Another challenge presented by working with millions of files from the dictatorship is that the documents come in a wide variety of formats: handwritten texts, typed documents, photos, videos, audio recordings, letters, and drawings, all containing information about victims and witnesses of human rights violations.

Domingo Mery described how they have begun to test the effectiveness of various computational and artificial intelligence tools, such as Gemini and ChatGPT, in retrieving information. In the area of visual recognition, he explains, AI systems have been able to recognize images, group them with others with similar characteristics, and describe them in text format. In addition, they are studying image quality enhancement, techniques for face detection, and face recognition in other images.

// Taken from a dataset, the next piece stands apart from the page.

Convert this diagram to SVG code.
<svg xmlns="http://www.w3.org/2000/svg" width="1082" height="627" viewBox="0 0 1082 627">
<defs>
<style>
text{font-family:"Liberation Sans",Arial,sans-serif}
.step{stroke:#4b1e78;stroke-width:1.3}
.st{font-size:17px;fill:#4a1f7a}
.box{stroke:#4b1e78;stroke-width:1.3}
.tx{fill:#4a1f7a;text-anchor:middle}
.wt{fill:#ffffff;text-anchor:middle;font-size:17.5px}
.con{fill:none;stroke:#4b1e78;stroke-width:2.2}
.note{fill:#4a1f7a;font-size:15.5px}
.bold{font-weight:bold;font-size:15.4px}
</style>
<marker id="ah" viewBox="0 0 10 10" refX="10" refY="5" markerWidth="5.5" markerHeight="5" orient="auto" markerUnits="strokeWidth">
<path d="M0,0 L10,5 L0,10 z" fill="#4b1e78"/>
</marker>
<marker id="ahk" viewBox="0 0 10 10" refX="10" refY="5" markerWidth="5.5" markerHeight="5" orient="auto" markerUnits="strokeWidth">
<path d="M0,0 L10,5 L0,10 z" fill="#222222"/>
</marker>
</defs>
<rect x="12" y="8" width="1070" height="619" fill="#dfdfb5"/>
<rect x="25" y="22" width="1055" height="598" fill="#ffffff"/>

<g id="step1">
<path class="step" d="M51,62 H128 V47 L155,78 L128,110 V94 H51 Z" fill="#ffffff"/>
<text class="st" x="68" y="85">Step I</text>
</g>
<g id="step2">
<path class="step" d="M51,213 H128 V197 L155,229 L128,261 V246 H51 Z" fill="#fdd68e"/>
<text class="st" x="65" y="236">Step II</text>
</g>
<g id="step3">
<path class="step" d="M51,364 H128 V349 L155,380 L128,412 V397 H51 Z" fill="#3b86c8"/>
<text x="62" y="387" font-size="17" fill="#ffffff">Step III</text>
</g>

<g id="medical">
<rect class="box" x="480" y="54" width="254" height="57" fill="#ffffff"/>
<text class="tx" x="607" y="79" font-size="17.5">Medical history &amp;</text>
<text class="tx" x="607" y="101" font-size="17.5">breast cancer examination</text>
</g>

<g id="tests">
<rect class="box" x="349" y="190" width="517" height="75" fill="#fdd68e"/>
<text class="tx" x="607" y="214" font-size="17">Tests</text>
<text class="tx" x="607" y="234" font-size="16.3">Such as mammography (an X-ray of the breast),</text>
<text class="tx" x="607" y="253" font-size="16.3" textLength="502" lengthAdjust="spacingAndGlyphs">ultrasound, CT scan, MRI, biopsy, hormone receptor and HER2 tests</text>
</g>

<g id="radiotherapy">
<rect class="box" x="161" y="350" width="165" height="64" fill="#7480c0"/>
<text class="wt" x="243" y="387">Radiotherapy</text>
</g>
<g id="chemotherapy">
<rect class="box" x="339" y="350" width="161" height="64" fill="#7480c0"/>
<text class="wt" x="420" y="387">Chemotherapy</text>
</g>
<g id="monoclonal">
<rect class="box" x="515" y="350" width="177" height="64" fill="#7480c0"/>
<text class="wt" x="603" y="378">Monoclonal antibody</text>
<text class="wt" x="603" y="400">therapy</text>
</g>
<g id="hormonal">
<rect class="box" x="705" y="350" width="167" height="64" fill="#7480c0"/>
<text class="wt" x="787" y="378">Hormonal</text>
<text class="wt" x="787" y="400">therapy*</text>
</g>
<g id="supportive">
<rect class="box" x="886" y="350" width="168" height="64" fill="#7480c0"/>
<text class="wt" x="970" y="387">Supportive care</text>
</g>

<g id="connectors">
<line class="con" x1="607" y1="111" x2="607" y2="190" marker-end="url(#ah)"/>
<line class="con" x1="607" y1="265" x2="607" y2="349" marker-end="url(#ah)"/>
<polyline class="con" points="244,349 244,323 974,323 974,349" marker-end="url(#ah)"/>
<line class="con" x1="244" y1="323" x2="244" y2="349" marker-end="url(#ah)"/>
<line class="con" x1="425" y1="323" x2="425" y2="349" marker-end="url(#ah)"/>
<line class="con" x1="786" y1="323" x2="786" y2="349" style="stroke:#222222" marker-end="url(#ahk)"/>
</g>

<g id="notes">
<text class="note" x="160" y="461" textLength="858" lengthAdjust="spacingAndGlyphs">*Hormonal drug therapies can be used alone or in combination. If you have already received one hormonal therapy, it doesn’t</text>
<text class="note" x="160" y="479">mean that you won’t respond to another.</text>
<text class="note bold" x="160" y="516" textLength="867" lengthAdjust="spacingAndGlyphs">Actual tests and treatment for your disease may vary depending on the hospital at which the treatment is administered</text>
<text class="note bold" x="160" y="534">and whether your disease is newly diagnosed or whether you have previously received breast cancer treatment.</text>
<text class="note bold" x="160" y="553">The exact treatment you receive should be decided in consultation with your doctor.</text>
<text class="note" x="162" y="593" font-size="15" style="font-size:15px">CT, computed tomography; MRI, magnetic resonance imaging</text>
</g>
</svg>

In one test, he said, using a black-and-white photo of a person before they were disappeared, the AI model found them in another image: on a sign carried by a relative at a march for the disappeared detainees.

Techniques have also been applied to convert handwritten text or old audio files into digital text, which can then be used to generate a data repository on which to begin working.

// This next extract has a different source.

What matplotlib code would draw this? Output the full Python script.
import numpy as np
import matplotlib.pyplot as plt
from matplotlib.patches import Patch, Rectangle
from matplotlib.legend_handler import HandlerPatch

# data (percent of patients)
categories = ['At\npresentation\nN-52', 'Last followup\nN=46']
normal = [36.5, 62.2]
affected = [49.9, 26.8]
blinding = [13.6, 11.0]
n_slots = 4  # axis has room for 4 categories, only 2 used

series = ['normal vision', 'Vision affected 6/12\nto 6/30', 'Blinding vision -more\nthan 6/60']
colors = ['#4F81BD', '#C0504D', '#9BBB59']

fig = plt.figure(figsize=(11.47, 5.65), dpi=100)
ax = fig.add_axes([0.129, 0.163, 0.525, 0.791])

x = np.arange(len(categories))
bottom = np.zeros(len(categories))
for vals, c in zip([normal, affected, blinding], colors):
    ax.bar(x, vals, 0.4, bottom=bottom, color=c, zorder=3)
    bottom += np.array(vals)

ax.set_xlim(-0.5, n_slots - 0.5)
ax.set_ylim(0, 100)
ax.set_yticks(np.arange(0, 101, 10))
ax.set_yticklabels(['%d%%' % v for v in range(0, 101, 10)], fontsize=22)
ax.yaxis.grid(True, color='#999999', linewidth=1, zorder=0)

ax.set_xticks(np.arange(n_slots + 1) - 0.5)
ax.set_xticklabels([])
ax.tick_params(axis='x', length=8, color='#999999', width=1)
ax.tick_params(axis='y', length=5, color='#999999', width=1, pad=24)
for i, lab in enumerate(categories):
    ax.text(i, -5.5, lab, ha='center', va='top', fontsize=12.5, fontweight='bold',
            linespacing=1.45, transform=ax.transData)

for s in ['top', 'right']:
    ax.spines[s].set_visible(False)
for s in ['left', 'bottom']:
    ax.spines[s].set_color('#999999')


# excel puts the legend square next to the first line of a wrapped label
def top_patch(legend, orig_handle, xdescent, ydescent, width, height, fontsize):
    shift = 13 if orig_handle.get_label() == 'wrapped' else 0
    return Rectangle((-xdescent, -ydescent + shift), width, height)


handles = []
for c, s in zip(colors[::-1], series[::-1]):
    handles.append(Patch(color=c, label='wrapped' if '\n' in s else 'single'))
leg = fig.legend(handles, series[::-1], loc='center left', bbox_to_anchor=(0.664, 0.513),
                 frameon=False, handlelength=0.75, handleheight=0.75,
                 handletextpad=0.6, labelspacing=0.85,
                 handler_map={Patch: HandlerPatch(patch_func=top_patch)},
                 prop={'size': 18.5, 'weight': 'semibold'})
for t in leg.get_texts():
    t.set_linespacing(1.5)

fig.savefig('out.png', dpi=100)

The power of machine learning

Having historical data in text format is certainly a first step. But reviewing them individually is an almost impossible task to do manually. This is where the most advanced natural language processing (NLP) techniques come into play, says Jocelyn Dunstan Escudero.

The first goal, said the academic, would be to generate an annotated corpus in Spanish: a repository of concepts, such as names or places, reviewed, systematized, and tagged. This is possible: the researcher's work has made it possible to have the first annotated corpus of primary health care in Spanish, which took around two years to develop, during which time around 10,000 annotations were generated. With this corpus, it was possible to study waiting lists in the country.

To achieve this goal in the area of human rights, Jocelyn Dunstan indicated that the support of social scientists—linguists, historians, political scientists, among many others—is requiredfor the labeling and classification of digitized data. An annotated corpus will enable computers to be trained to perform this same task automatically and on massive volumes of files, quickly recognizing entities such as cities, dates, or names of captors.

Networks, connections, relationships

With information such as that described, classified, and labeled, it will be possible to build graph databases, systems that allow data to be stored with many more and different characteristics. In a graph, a piece of data such as a person's name can be accompanied by a date, witnesses, and a location, the last place where they were seen alive. Thanks to these additional characteristics, graph databases are configured as networks that connect information more quickly, explained Juan , facilitating a more targeted search.

What is required to build a graph database? Data. Thousands of pieces of data, such as those Jocelyn Dunstan hopes to systematize. Only in this way can this immense network be built, in which each connection or node, connected to others, allows concepts to be explored, with the hope of detecting relationships that may have previously gone unnoticed and shedding light where shadows still linger.